I just finished my first tile job, and after the grout was dry (next day) I notice a shiny glaze on the tile, and grout ( did not notice this glaze when it was wet). It's not all over the tile or grout just bit's a pieces, and you can't even see this shiny glaze until you look at it just right. 
I purchased Opticolor stain-free grout from one of the big box stores. I followed the instructions that came with the product, but i guess i didn't quite do good enough job.
This Opticolor stuff is made of three parts a resin, liquid hardner, and a color sand stuff.
Any clues on how to get rid of the shiny glaze. I was thinking about trying to scape this stuff off with a metal putty knife in the corner of the closetbut I'm afraid that might ruin the tile.


----------



## Bud Cline (Feb 12, 2006)

Probably going to need a stripper by now. This may not be the place to get the information. Call the manufacturer.


----------



## Dan V. (Oct 16, 2008)

This is my first post here. I just found this place tonight while looking for a new floor stapler.

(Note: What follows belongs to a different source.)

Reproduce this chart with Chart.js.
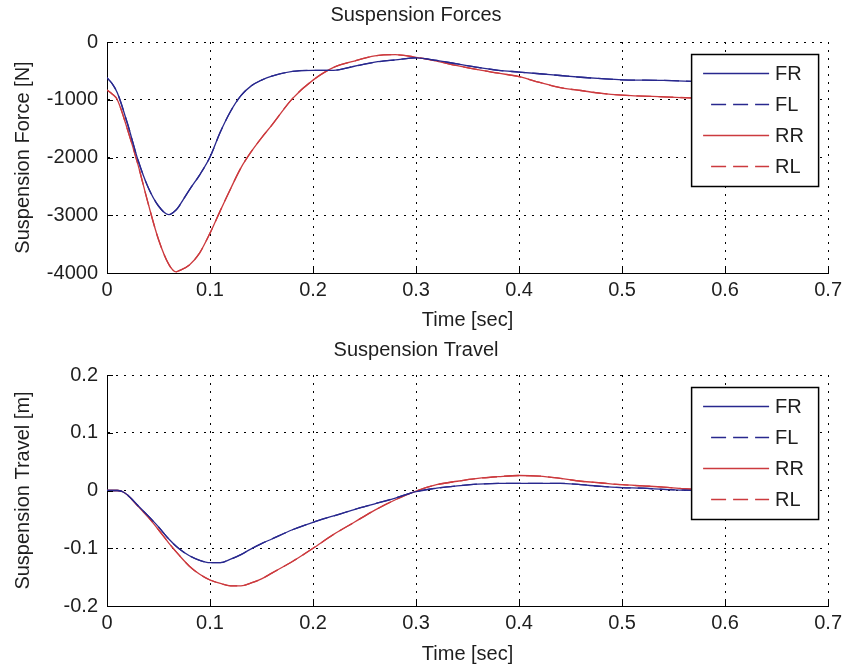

bqtchef, I just finished a bathroom tile job and used that very same grout system. Exactly the same result the day after. I came back to clean up the inevitable haze and found just what you describe. I cleaned it up with a mild solution of water and white vinegar (approx. 1/4 cup to 1 gal. of water) and a plastic scrub pad with the sponge inside (I can't recall the brand, but it was specifically designed for use on porcelain or ceramic). Used light to moderate pressure in a circular scrubbing motion and it worked like a charm. I then sponged it off like a normal haze job and it looks beautiful! No scratches either. :clap:


----------



## Tileworks (Jul 9, 2005)

Your Opticolor epoxy grout is made by Mapei, yeah? They also make a product called "Epoxy Grout Haze Remover".

The following link will give you the names of other products to try also...

http://www.laticrete.com/portals/0/tds/TDS198.pdf

Hope this helps!

- Bob


----------